Eben noch im T-Shirt - jetzt in voller Wintermontur. Auf dem Pass weht ein eisiger Wind und der Schnee ist zum Greifen nah
Immer wieder sind wir gespannt, welche Aussicht ein Pass für uns bereit hält: Diese gehört zu unseren absoluten Highlights!
Auf der Suche nach einem Zeltplatz. Wichtigstes Suchkriterium: Eine gute Sicht auf die grandiosen Berge!
Innehalten. Mit Blick auf den 7134 Meter hohen Lenin Peak, scheint hier die perfekte Stelle für unser Zelt gefunden.
Oberhalb der Kleinststadt Sary-Tash schlagen wir unser Zelt auf
Verzweifelt versuchen wir in eisiger Kälte unseren Kocher zum Laufen zu bringen. Doch die Düse ist dank verbleitem Benzin verstopft. Grrrr.
Da bleibt uns trotz kalter Temperaturen nur Kaltnahrung wie geräucherter Käse und lauwarmer Kartoffelbrei. Lecker.
Sary-Tash
Die Siedlung auf 3200 Metern ist eher ein Durchgangsort, für Reisende und Trucks, die sich auf dem Weg nach China oder Tadjikistan befinden. Eine Tankstelle, an der Weggabelung. Einige “Hotels” und ein paar winzige Lebensmittelläden. Wir gönnen uns, nach dem gestrigen Versagen unseres Kochers noch ein warmes Mittagessen, währenddessen wir unsere GPS-Batterien aufladen und die verstopfte Kocherdüse reinigen.
Kleines Nest vor riesigen Bergen: Sary-Tash
Nach dem verzweifelten Versuch Brot zu finden, kommen wir erst am Nachmittag aus Sary-Tash los.
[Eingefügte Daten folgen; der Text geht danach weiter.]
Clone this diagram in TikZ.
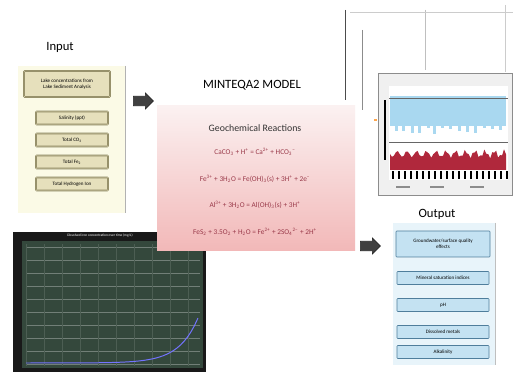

Kaum zu erkennen: Vor den Schneegiganten wirken die Jurten winzig
Und die Tage werden nun wieder kürzer, so schlagen wir schon bald darauf unser Zelt auf.
Am nächsten Tag folgen wir der schnurrgeraden Strasse in Richtung Irkeshtam-Pass und chinesischer Grenze. Wie man sieht ist Vorsicht geboten: Immer wieder rasen monströse Trucks an uns vorbei.
Es fällt schwer geradeaus zu schauen: Die Berge ziehen uns in ihren Bann.
Am Irkeshtam-Pass: 3723 Meter.
China, wir kommen!
Am liebsten würden wir gar nicht weiter fahren: Ein letzter Blick auf die schneebedeckten Berge, bevor es hinunter geht.
China liegt nun in greifbarer Nähe: Unsere letzte Nacht auf kirgisischer Seite 10km vor der Grenze
Am Morgen ist frühes Aufstehen angesagt, da wir die Öffnungszeiten der chinesischen Grenze nicht kennen. Doch Lorena findet den Ausgang aus ihrem Schlafsack nicht.